How do the hatchlings learn to swim?
"This sudden “learning” to swim, seems to illustrate what students of animal behavior call the releaser effect. It appears to require no practice period at all. The capacity may develop in the end of a single wave, and along with it there appears to come a current sense too, that causes the turtles to align themselves with the swash and backwash. This response allows them to continue on a seaward course in spite of the changing direction of flow of the surf. It must be their occasional bumping on the bottom that indicates to the hatchlings that the water is in motion, and that it goes first one way and then the other."

Where do the hatchlings swim away to?
The hatchlings should have absorbed and stored up enough energy from their yolk sack to swim for up to 72 hours. They swim almost non-stop until they reach the gulf stream which is approximately sixty miles off the shore of Fripp Island, SC. The gulf stream transports them north and west until it spins them out into the Sargasso sea.

Where is the Sargasso Sea?
"Whirling them slowly towards the Azores, off Portugal, then down past the Canary and Cape Verde Islands, slipping by the unseen coast of West Africa. By the time they are headed west again, back toward North America elapsed time spans years, sometimes a decade."
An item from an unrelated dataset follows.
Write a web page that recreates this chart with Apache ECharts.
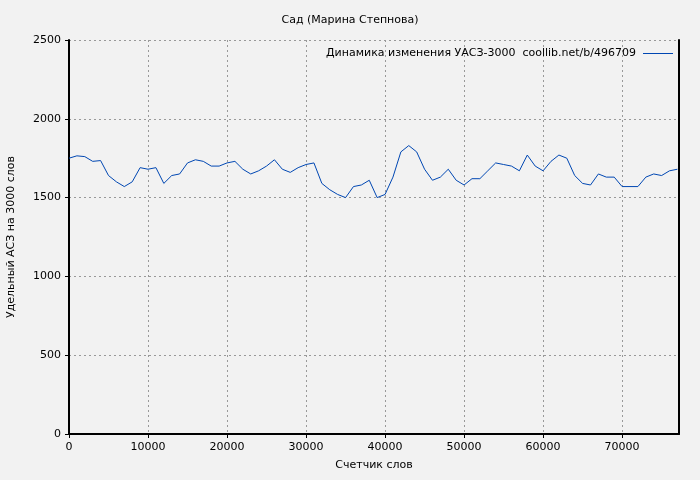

"A lot of plants get caught in the Gulf Stream and are swirled into the central North Atlantic Gyre, where they accumulate in the quiet center of the current system that circles that part of the globe. This is the place known as the Sargasso Sea. It is a region of little rain and wind, a high-evaporation rate, and very clear, salty water, which stands at a higher level than that of the surrounding ocean."

"It is estimated that some ten million tons of sargassum float in that tranquil sea. The weed accumulates there, partly because more of it drifts in on the Gulf Stream than drifts out the other side on the Equatorial Current, and partly by vegetative reproduction. Algae were pioneers in the art of sexual reproduction. The sargassum algae, however, are for some reason unable to procreate sexually. 'They simply grow and reproduce by breaking off branches of themselves. The individual plants probably never die, unless they are smashed by waves. Rachel Carson suggested that some of the Sargasso weeds out there in the Sargasso Sea today might have been seen by Columbus. In his time the place was feared by mariners as a trap for ships."

How long do the turtles stay at sea?
Sea turtles spend their entire life at sea. It may take as long as 10 years for the hatchlings to circumvent the Atlantic ocean before returning to their home waters where they then spend their entire life.
Only the females venture back to dry land when it is their time to nest. It is thought that it takes loggerhead turtles 25 years or more to attain sexual maturity before they can mate and  successfully nest.